Lekythos (Attic white-ground ware)
460 BCE-450 BCE

Medium
earthenware

Measurements
35.2 × 11.3 cm diameter

Credit Line
National Gallery of Victoria, Melbourne
Felton Bequest, 1971
© Public Domain

Gallery location
18th Century Decorative Arts - Great Hall Costume Corridor
Level 2, NGV International

 

About this work

A lekythos is an oil flask with a narrow neck and cup-shaped mouth, designed to dispense small amounts of expensive oil without dripping. The simple, two-figure decoration is typical of both the Achilles Painter and of white-ground ware. Mistress and maid are depicted preparing to take offerings to a tomb: the maid brings a tray of coloured cloth strips to decorate the grave monument, while the mistress holds an alabastron (perfume vessel), also destined for the tomb.
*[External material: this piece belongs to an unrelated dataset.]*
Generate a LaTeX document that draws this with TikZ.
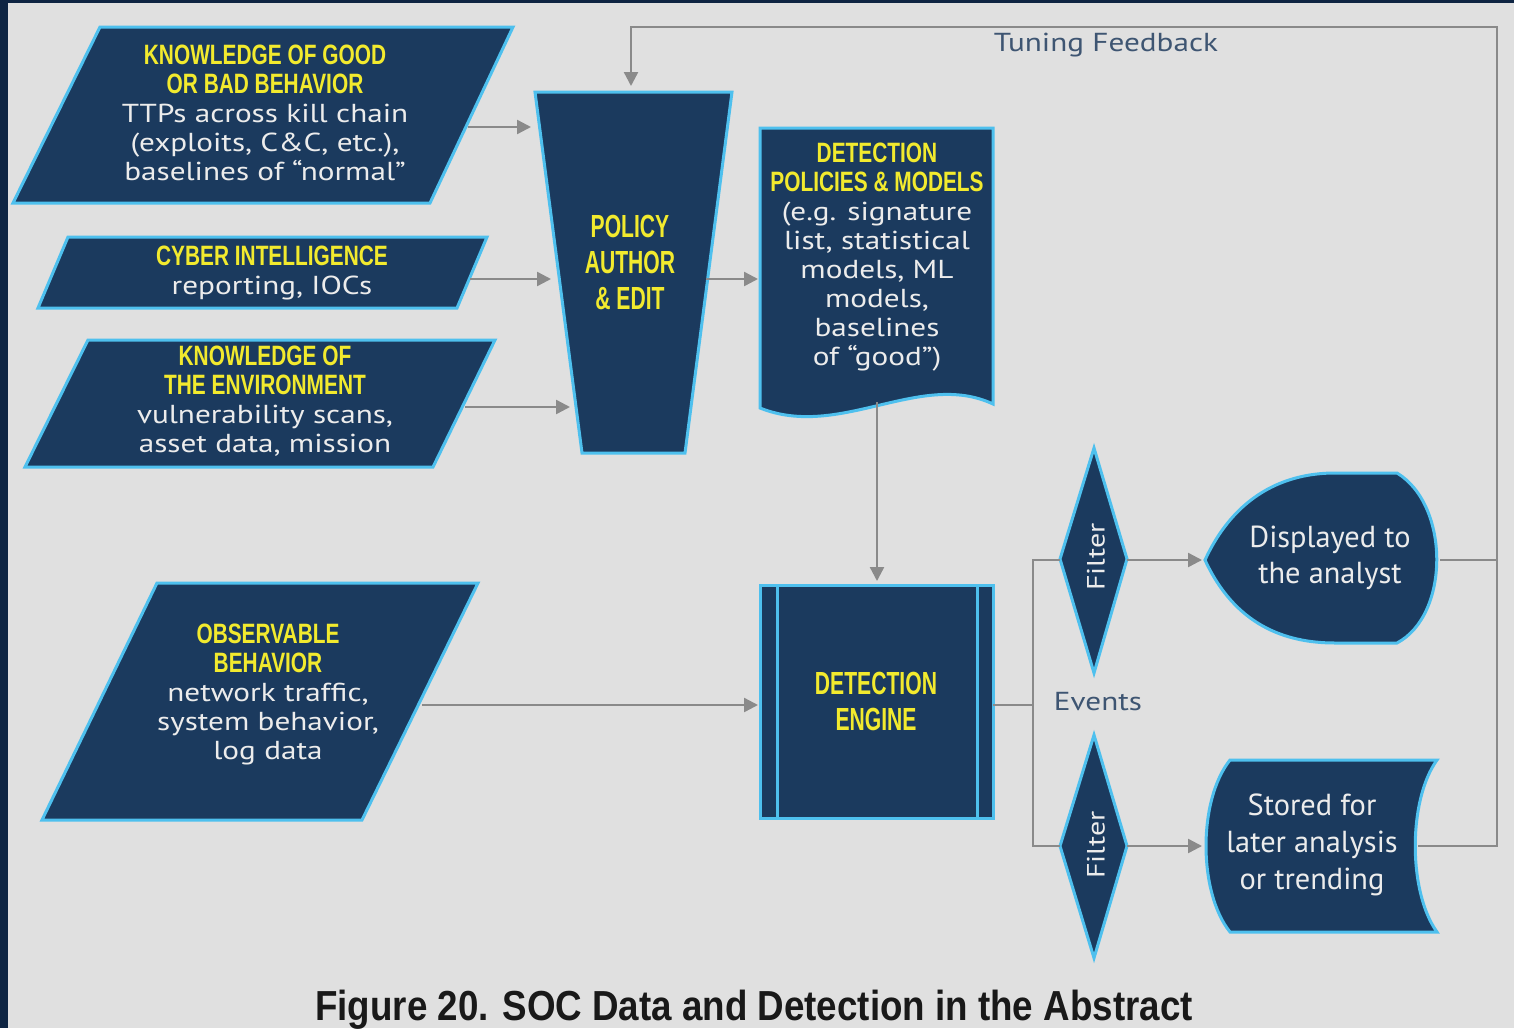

The love inscription, translated as ‘Dromippos, the son of Dromokleides, is beautiful’, is a type that appears regularly on Athenian vases but rarely reflects the subject matter or the purpose of the vase.

Artwork Details

Place/s of Execution
Attica, Greece

Inscription
inscribed on the body (above the scene) in Greek script: DROMIPPOS KALOS DROMOKLEIDO

Accession Number
D93-1971

Department
Antiquities

This digital record has been made available on NGV Collection Online through the generous support of Digitisation Champion Ms Carol Grigor through Metal Manufactures Limited

Physical description
Tall, slender jar with a sharply offset shoulder, single strap handle and a narrow neck topped by a cup-shaped mouth. The foot is a thick disc with reserved edges. The mouth, neck, handle and lower body/base are black. On the shoulder are palmettes and tendrils. Below the shoulder is a band of meander and saltires. The main scene is on a white-ground and depicts a mistress (in red at right) and maid bringing a tray of ribbons/fillets. In the field is a hanging lekythos on each side, stools and a portion of a curtain.